◆ **TASK INSTRUCTIONS**: Copy all lines below containing "that".

◆ **EXCERPTED RECORDS**:
━━━━━━━━━━

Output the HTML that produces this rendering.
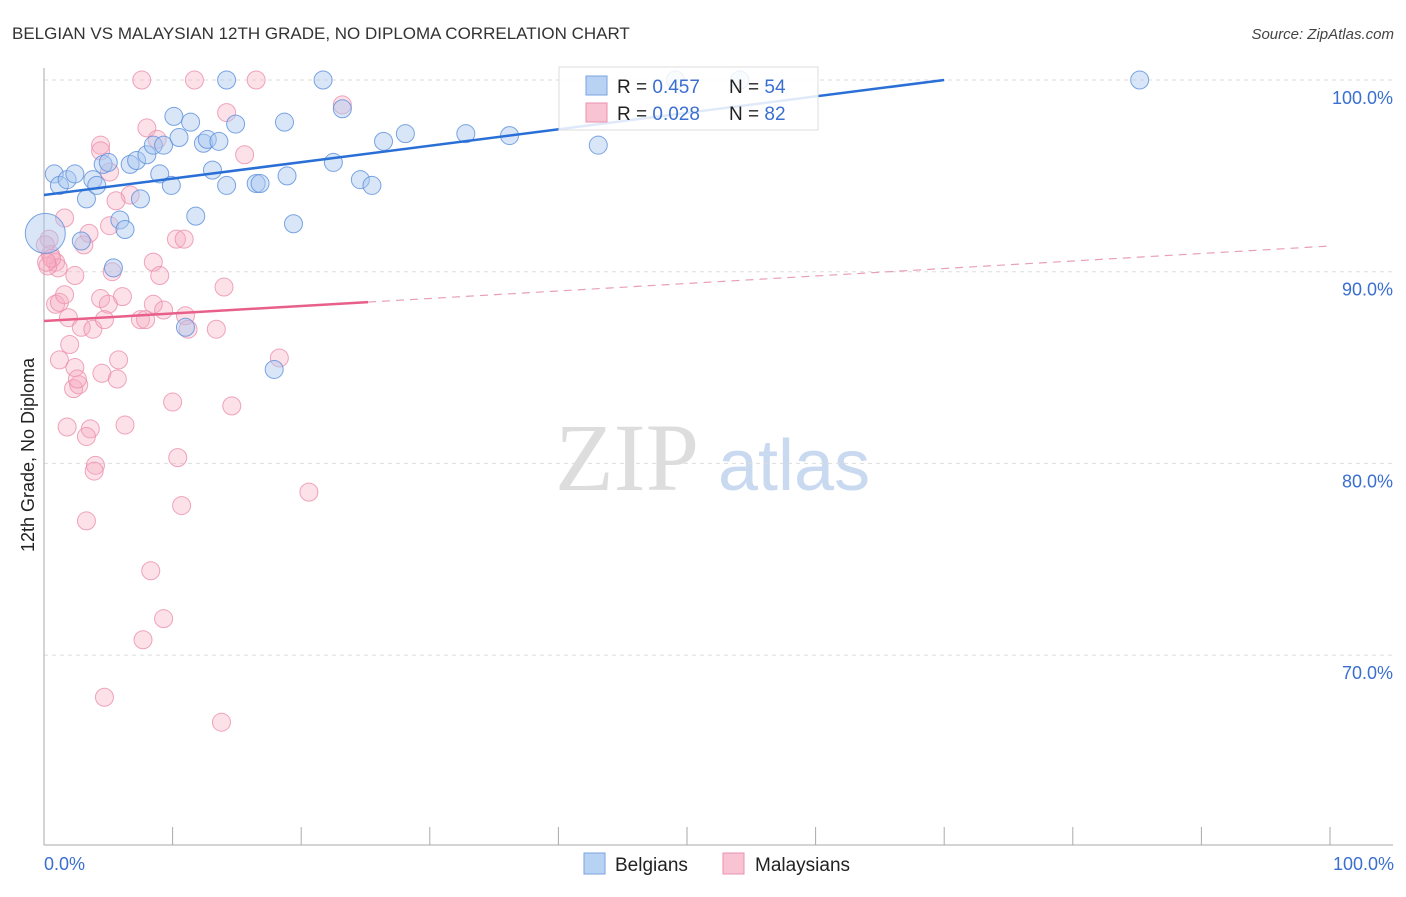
<!DOCTYPE html>
<html><head><meta charset="utf-8"><style>
body{margin:0;background:#fff;font-family:"Liberation Sans",sans-serif}
</style></head><body>
<svg width="1406" height="892" xmlns="http://www.w3.org/2000/svg" font-family="Liberation Sans, sans-serif">
<text x="12" y="39" font-size="17" fill="#333">BELGIAN VS MALAYSIAN 12TH GRADE, NO DIPLOMA CORRELATION CHART</text>
<text x="1394" y="39" font-size="15" fill="#444" font-style="italic" text-anchor="end">Source: ZipAtlas.com</text>
<text x="555" y="490" font-size="96" fill="#ddd" font-family="Liberation Serif, serif">ZIP</text>
<text x="718" y="490" font-size="72" fill="#c9d9f0">atlas</text>
<g id="grid"></g>
<g id="axes"></g>
<g id="marks"></g>
<text transform="translate(34,455) rotate(-90)" font-size="18" fill="#222" text-anchor="middle">12th Grade, No Diploma</text>
<text x="44" y="870" font-size="18" fill="#3a6fd0">0.0%</text>
<text x="1394" y="870" font-size="18" fill="#3a6fd0" text-anchor="end">100.0%</text>
<g>
<rect x="559" y="67" width="259" height="63" fill="#fff" fill-opacity="0.85" stroke="#ddd"/>
<rect x="586" y="76" width="21" height="19" fill="#b8d2f3" stroke="#7aa3e0"/>
<rect x="586" y="103" width="21" height="19" fill="#f8c3d3" stroke="#ea92ad"/>
<text x="617" y="93" font-size="19" fill="#222">R = <tspan fill="#3a6fd0">0.457</tspan><tspan x="729">N = </tspan><tspan fill="#3a6fd0">54</tspan></text>
<text x="617" y="120" font-size="19" fill="#222">R = <tspan fill="#3a6fd0">0.028</tspan><tspan x="729">N = </tspan><tspan fill="#3a6fd0">82</tspan></text>
</g>
<g>
<rect x="584" y="853" width="21" height="21" fill="#b8d2f3" stroke="#7aa3e0"/>
<text x="615" y="871" font-size="19" fill="#222">Belgians</text>
<rect x="723" y="853" width="21" height="21" fill="#f8c3d3" stroke="#ea92ad"/>
<text x="755" y="871" font-size="19" fill="#222">Malaysians</text>
</g>
</svg>
<script>
const yTicks=[100,90,80,70];
const yTickLabels=["100.0%","90.0%","80.0%","70.0%"];
const xTicks=[0,10,20,30,40,50,60,70,80,90,100];
const belgX=[0.8,1.2,1.8,2.4,2.9,3.3,3.8,4.1,4.6,5.0,5.4,5.9,6.3,6.7,7.2,7.5,8.0,8.5,9.0,9.3,9.9,10.1,10.5,11.0,11.4,11.8,12.4,12.7,13.1,13.6,14.2,14.2,14.9,16.5,16.8,17.9,18.7,18.9,19.4,21.7,22.5,23.2,24.6,25.5,26.4,28.1,32.8,36.2,43.1,49.1,54.1,85.2,0.1];
const belgY=[95.1,94.5,94.8,95.1,91.6,93.8,94.8,94.5,95.6,95.7,90.2,92.7,92.2,95.6,95.8,93.8,96.1,96.6,95.1,96.6,94.5,98.1,97.0,87.1,97.8,92.9,96.7,96.9,95.3,96.8,94.5,100.0,97.7,94.6,94.6,84.9,97.8,95.0,92.5,100.0,95.7,98.5,94.8,94.5,96.8,97.2,97.2,97.1,96.6,100.0,100.0,100.0,92.0];
const belgR=[9,9,9,9,9,9,9,9,9,9,9,9,9,9,9,9,9,9,9,9,9,9,9,9,9,9,9,9,9,9,9,9,9,9,9,9,9,9,9,9,9,9,9,9,9,9,9,9,9,9,9,9,20];
const malX=[7.6,11.7,16.5,23.2,14.2,8.0,8.8,4.4,4.4,5.1,15.6,1.6,6.7,5.6,5.1,3.5,3.1,0.4,0.5,0.9,1.1,2.4,5.3,8.5,9.0,10.3,10.9,14.0,0.9,1.2,1.6,4.4,6.1,1.9,5.0,8.5,9.3,2.9,3.8,4.7,7.5,7.9,11.0,11.2,13.4,1.2,2.4,2.0,5.8,4.5,5.7,2.3,2.7,2.6,10.0,14.6,18.3,1.8,3.6,3.3,6.3,10.4,4.0,3.9,10.7,20.6,3.3,8.3,9.3,7.7,4.7,13.8,0.1,0.3,0.6,0.2];
const malY=[100.0,100.0,100.0,98.7,98.3,97.5,96.9,96.6,96.3,95.2,96.1,92.8,94.0,93.7,92.4,92.0,91.4,91.7,90.9,90.5,90.2,89.8,90.0,90.5,89.8,91.7,91.7,89.2,88.3,88.4,88.8,88.6,88.7,87.6,88.3,88.3,88.0,87.1,87.0,87.5,87.5,87.5,87.7,87.0,87.0,85.4,85.0,86.2,85.4,84.7,84.4,83.9,84.1,84.4,83.2,83.0,85.5,81.9,81.8,81.4,82.0,80.3,79.9,79.6,77.8,78.5,77.0,74.4,71.9,70.8,67.8,66.5,91.4,90.3,90.7,90.5];
const belgTrend=[94.0,100.0]; const belgTrendX=[0,70];
const malTrend=[87.43,91.34]; const malSolidEnd=25.2;
const NS="http://www.w3.org/2000/svg";
const X0=44,X1=1330,Y100=80,PX10=191.7;
function sx(v){return X0+(X1-X0)*v/100;}
function sy(v){return Y100+(100-v)/10*PX10;}
function mk(tag,at,parent){const e=document.createElementNS(NS,tag);for(const k in at)e.setAttribute(k,at[k]);document.getElementById(parent).appendChild(e);return e;}
yTicks.forEach((t,i)=>{
 const l=mk('line',{x1:X0,x2:1393,y1:sy(t),y2:sy(t),stroke:'#ddd','stroke-dasharray':'4,4'},'grid');
 
 
 const tx=mk('text',{x:1393,y:sy(t)+24,'font-size':18,fill:'#3a6fd0','text-anchor':'end'},'grid');
 tx.textContent=yTickLabels[i];
 
 
});
const ya=mk('line',{x1:X0,x2:X0,y1:68,y2:845,stroke:'#aaa'},'axes');


const xa=mk('line',{x1:X0,x2:1393,y1:845,y2:845,stroke:'#aaa'},'axes');


xTicks.forEach(t=>{
 const l=mk('line',{x1:sx(t),x2:sx(t),y1:827,y2:845,stroke:'#aaa'},'axes');
 
 
});
malX.forEach((x,i)=>{
 const c=mk('circle',{cx:sx(x),cy:sy(malY[i]),r:9,fill:'#f6a9c0','fill-opacity':0.35,stroke:'#eb8fac','stroke-opacity':0.8,'stroke-width':1},'marks');
 
 
});
belgX.forEach((x,i)=>{
 const c=mk('circle',{cx:sx(x),cy:sy(belgY[i]),r:belgR[i],fill:'#a9c8f0','fill-opacity':0.45,stroke:'#5b8fdb','stroke-opacity':0.8,'stroke-width':1},'marks');
 
 
});
const bl=mk('line',{x1:sx(belgTrendX[0]),y1:sy(belgTrend[0]),x2:sx(belgTrendX[1]),y2:sy(belgTrend[1]),stroke:'#2a6fd6','stroke-width':2.5},'marks');


const mAt=v=>malTrend[0]+(malTrend[1]-malTrend[0])*v/100;
const ms=mk('line',{x1:sx(0),y1:sy(mAt(0)),x2:sx(malSolidEnd),y2:sy(mAt(malSolidEnd)),stroke:'#e8608a','stroke-width':2.5},'marks');


const md=mk('line',{x1:sx(malSolidEnd),y1:sy(mAt(malSolidEnd)),x2:sx(100),y2:sy(mAt(100)),stroke:'#e8a0b6','stroke-width':1.2,'stroke-dasharray':'8,6'},'marks');


</script>
</body></html>
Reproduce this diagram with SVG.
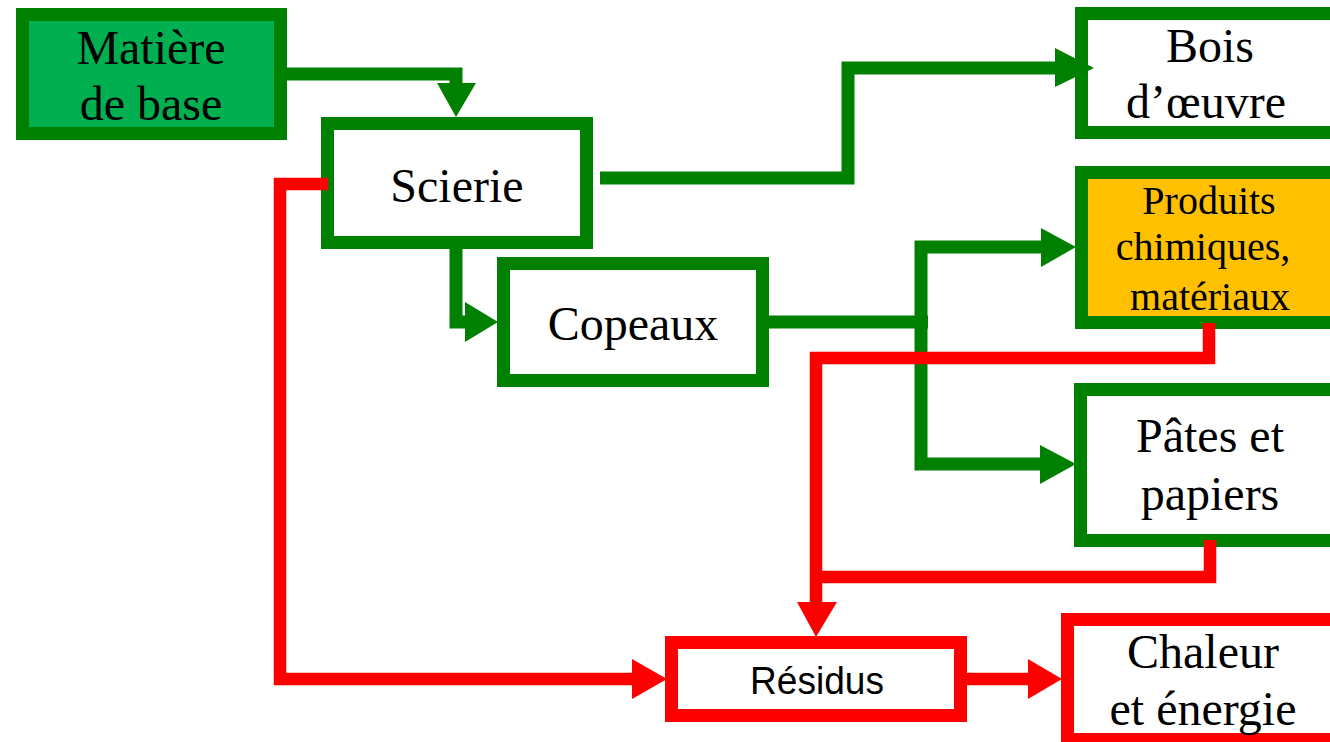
<svg xmlns="http://www.w3.org/2000/svg" width="1330" height="742" viewBox="0 0 1330 742">
<style>
.gbox{fill:#ffffff;stroke:#008000;stroke-width:13}
.rbox{fill:#ffffff;stroke:#ff0000;stroke-width:13}
.t{font-family:"Liberation Serif","Times New Roman",serif;font-size:48px;fill:#000;text-anchor:middle}
.ts{font-family:"Liberation Serif","Times New Roman",serif;font-size:40px;fill:#000;text-anchor:middle}
.sans{font-family:"Liberation Sans",Arial,sans-serif;font-size:39px;fill:#000;text-anchor:middle}
.g{fill:none;stroke:#008000;stroke-width:13;stroke-linejoin:miter}
.r{fill:none;stroke:#ff0000;stroke-width:12.5;stroke-linejoin:miter}
.gh{fill:#008000}
.rh{fill:#ff0000}
</style>
<rect width="1330" height="742" fill="#ffffff"/>
<g id="matiere">
<rect class="gbox" x="22.5" y="14.5" width="258" height="119" style="fill:#00b050"/>
<text class="t" x="151" y="64">Matière</text>
<text class="t" x="151" y="120">de base</text>
</g>
<g id="scierie">
<rect class="gbox" x="327.5" y="123.5" width="259" height="119"/>
<text class="t" x="457" y="202">Scierie</text>
</g>
<g id="copeaux">
<rect class="gbox" x="503.5" y="263.5" width="259" height="117"/>
<text class="t" x="633" y="340">Copeaux</text>
</g>
<g id="bois">
<rect class="gbox" x="1081.5" y="13.5" width="270" height="119"/>
<text class="t" x="1210" y="62">Bois</text>
<text class="t" x="1206" y="118">d’œuvre</text>
</g>
<g id="produits">
<rect class="gbox" x="1081.5" y="172.5" width="270" height="150" style="fill:#ffc000"/>
<text class="ts" x="1209" y="214">Produits</text>
<text class="ts" x="1203" y="260">chimiques,</text>
<text class="ts" x="1210" y="310">matériaux</text>
</g>
<g id="pates">
<rect class="gbox" x="1080.5" y="389.5" width="270" height="151"/>
<text class="t" x="1210" y="452">Pâtes et</text>
<text class="t" x="1210" y="510">papiers</text>
</g>
<g id="residus">
<rect class="rbox" x="671.5" y="642.5" width="289" height="73"/>
<text class="sans" x="817" y="694" textLength="134" lengthAdjust="spacingAndGlyphs">Résidus</text>
</g>
<g id="chaleur">
<rect class="rbox" x="1067.5" y="619.5" width="290" height="120"/>
<text class="t" x="1203" y="668">Chaleur</text>
<text class="t" x="1203" y="725">et énergie</text>
</g>
<g id="connectors">
<path class="g" d="M287,74 H456 V86"/>
<polygon class="gh" points="437,83 476,83 456,117"/>
<path class="g" d="M600,178 H848 V68 H1058"/>
<polygon class="gh" points="1055,48 1055,87 1094,68"/>
<path class="g" d="M456,249 V322 H468"/>
<polygon class="gh" points="465,302 465,342 498,322"/>
<path class="g" d="M769,322 H928"/>
<path class="g" d="M1044,247 H921 V464 H1043"/>
<polygon class="gh" points="1041,228 1041,267 1076,247"/>
<polygon class="gh" points="1040,445 1040,484 1076,464"/>
<path class="r" d="M328,184 H280 V679 H635"/>
<polygon class="rh" points="632,659 632,699 667,679"/>
<path class="r" d="M1209,323 V358 H816 V605"/>
<path class="r" d="M1210,540 V577 H816"/>
<polygon class="rh" points="797,602 837,602 816,637"/>
<path class="r" d="M967,679 H1031"/>
<polygon class="rh" points="1028,659 1028,699 1062,679"/>
</g>
</svg>
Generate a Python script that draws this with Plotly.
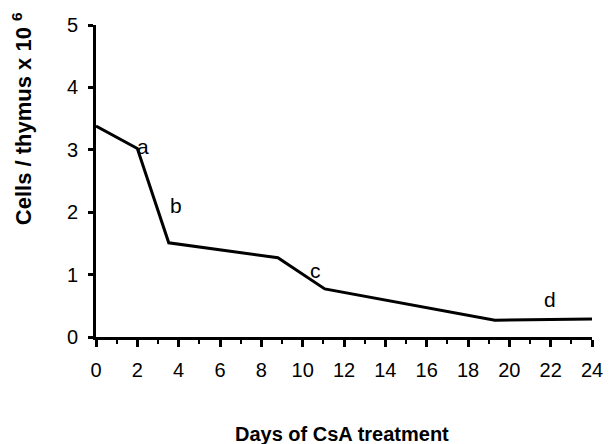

━━━━━━━━━━

◆ **EXPECTED ANSWER**:
Output the HTML that produces this rendering.
Generate a Python script that draws this with Plotly.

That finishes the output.